Remember this– you can tell if you’re properly hydrated by your urine color. If it’s pale yellow, you’re hydrated. If it’s dark yellow, you need to take in more water. Easy peasy!

To assess your hydration status, calculate your sweat rate.

6. Add fuel during long runs

Your body naturally stores fuel for exercise in the form of glycogen, but it has limited storage space. The combination of glycogen and dietary carbs provides energy for about an hour. For runs lasting longer than an hour, it’s necessary to replenish carbs to have enough energy to finish the run.

Ideally, you’ll want to take in 30-60 grams of carbohydrates every hour of running, after the first 60 minutes. Thirty grams of carbs looks like 20 ounces of sports drink, one sports gel OR one banana.  If you’re new to this, use long training runs to start with a smaller amount, like 8 ounces of sports drink, 1/2 a gel or 1/2 a banana. Once your stomach can tolerate the smaller amount, add in more fuel. 

These products definitely help, but they may upset your stomach at first, so start slow until you learn what you can tolerate.

Find the type of mid-run fuel that works for you during training and bring that to race day. Don’t rely on what’s on the course, since you shouldn’t try anything new on race day. 

[Read more about handling stomach issues while running here.]

7. Test your nutrition on training runs

Because fueling while running can cause digestive issues, it’s important to try it out during training runs. Your digestive tract isn’t used to running and taking in food at the same time. 

The constant up and down motion of running coupled with the blood flowing away from the gut and towards the working muscles usually results in a wonky stomach. But that doesn’t need to be the case. Just like you train your muscles to run, you need to train your gut to accept fuel during running. 

A good way to practice is to simulate race day conditions on long run days.

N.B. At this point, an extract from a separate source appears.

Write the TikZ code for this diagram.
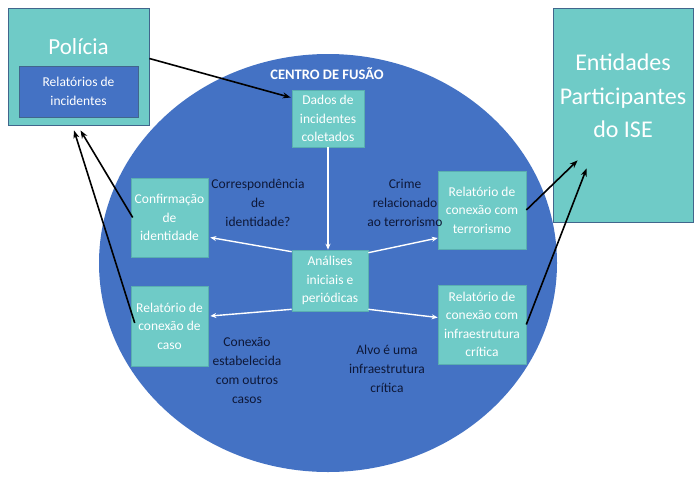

Figure out when it’s best for you to take in fuel during that practice run.

8. Research the hydration and nutrition stations on the race course

Races vary drastically, based on the location and time of year. Some races, like those in NYC, have a hydration station at practically every mile marker and a fueling station at least once during a half marathon.

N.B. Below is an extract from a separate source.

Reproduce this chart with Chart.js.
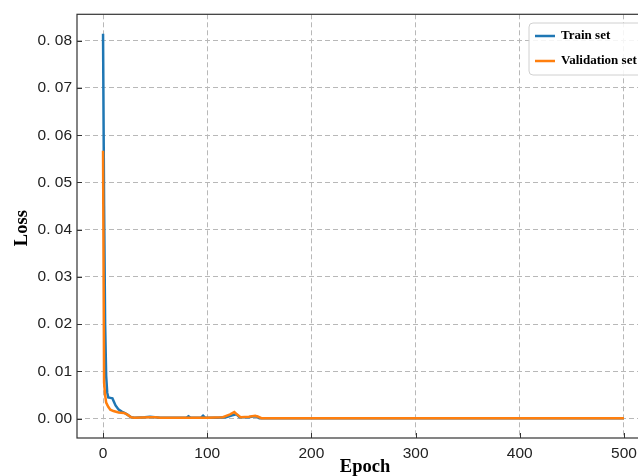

Others, in more remote locations, have fewer hydration and fueling stations, and you may want to carry your own fuel of choice during the race. Research this well ahead of time so you know when you’ll be able to drink and fuel during the race, and practice this during your training.

9. Practice your race day morning nutrition strategy

Waking up at the crack of dawn and trying to fill your belly with carbs is not exactly easy to do. You may not be hungry when you first wake up. That’s why you should practice race day morning a few weeks prior, preferably on a long run day. 

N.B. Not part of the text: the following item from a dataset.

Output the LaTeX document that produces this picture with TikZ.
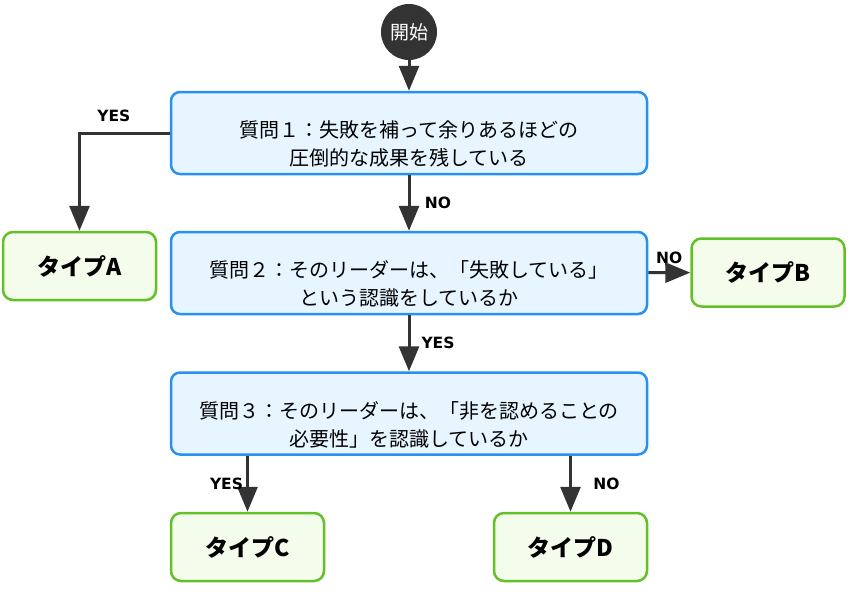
\documentclass[tikz,border=0pt]{standalone}
\usepackage{fontspec}
\setmainfont{Noto Sans CJK JP}
\newfontfamily\lblfont{DejaVu Sans}
\usetikzlibrary{arrows.meta}
\definecolor{qfill}{RGB}{230,245,255}
\definecolor{qline}{RGB}{40,145,240}
\definecolor{tfill}{RGB}{244,252,236}
\definecolor{tline}{RGB}{100,192,40}
\definecolor{dark}{RGB}{51,51,51}
\begin{document}
\begin{tikzpicture}[x=1pt,y=-1pt,
    qbox/.style={draw=qline, fill=qfill, line width=2.5pt, rounded corners=9pt,
      minimum width=476pt, minimum height=82pt},
    qtext/.style={align=center, font=\fontsize{20}{28}\selectfont, inner sep=0pt},
    tbox/.style={draw=tline, fill=tfill, line width=2.5pt, rounded corners=10pt,
      minimum width=153pt, minimum height=68pt, font=\fontsize{23}{27}\selectfont\bfseries},
    flow/.style={draw=dark, line width=3pt, -{Triangle[length=25pt,width=20pt]}},
    lbl/.style={font=\lblfont\bfseries\fontsize{15.5}{18}\selectfont, inner sep=0pt}]
    \useasboundingbox (0,0) rectangle (856,606);

    % Start
    \node[circle, fill=dark, minimum size=56pt, inner sep=0pt, text=white,
      font=\fontsize{19}{22}\selectfont] (start) at (409,32) {開始};

    % Questions
    \node[qbox] (q1) at (409,133) {};
    \node[qtext] (q1t) at ([yshift=-11pt]q1.center) {質問１：失敗を補って余りあるほどの\\圧倒的な成果を残している};
    \node[qbox] (q2) at (409,273) {};
    \node[qtext] (q2t) at ([yshift=-11pt]q2.center) {質問２：そのリーダーは、「失敗している」\\という認識をしているか};
    \node[qbox] (q3) at (409,413.5) {};
    \node[qtext] (q3t) at ([yshift=-11pt]q3.center) {質問３：そのリーダーは、「非を認めることの\\必要性」を認識しているか};

    % Types
    \node[tbox] (ta) at (79.5,266) {タイプA};
    \node[tbox] (tb) at (768,272.5) {タイプB};
    \node[tbox] (tc) at (247.5,547) {タイプC};
    \node[tbox] (td) at (570.5,547) {タイプD};

    % Arrows
    \draw[flow] (start) -- (q1);
    \draw[flow] (q1.west) -| (ta.north) node[lbl, pos=0.31, yshift=17pt] {YES};
    \draw[flow] (q1) -- (q2) node[lbl, midway, xshift=29pt] {NO};
    \draw[flow] (q2) -- (tb) node[lbl, midway, yshift=15pt] {NO};
    \draw[flow] (q2) -- (q3) node[lbl, midway, xshift=29pt] {YES};
    \draw[flow] (tc.north |- q3.south) -- (tc.north) node[lbl, midway, xshift=-21pt] {YES};
    \draw[flow] (td.north |- q3.south) -- (td.north) node[lbl, midway, xshift=36pt] {NO};
\end{tikzpicture}
\end{document}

Wake up at the time you would for a race, eat the pre-race breakfast and start your run at race time. See how your stomach reacts to the food and observe if your muscles have enough fuel to get you through the long run. And don’t forget to drink water before the race!

10. Don’t eat anything new on race day!

I’ve said it before, but I’ll say it again– don’t try anything new on race day. You wouldn’t use new gear on race day, so don’t try any new food or fuel. The stomach knows what it likes and doesn’t always enjoy new foods. Stick with what you practiced and you will ace your race day nutrition!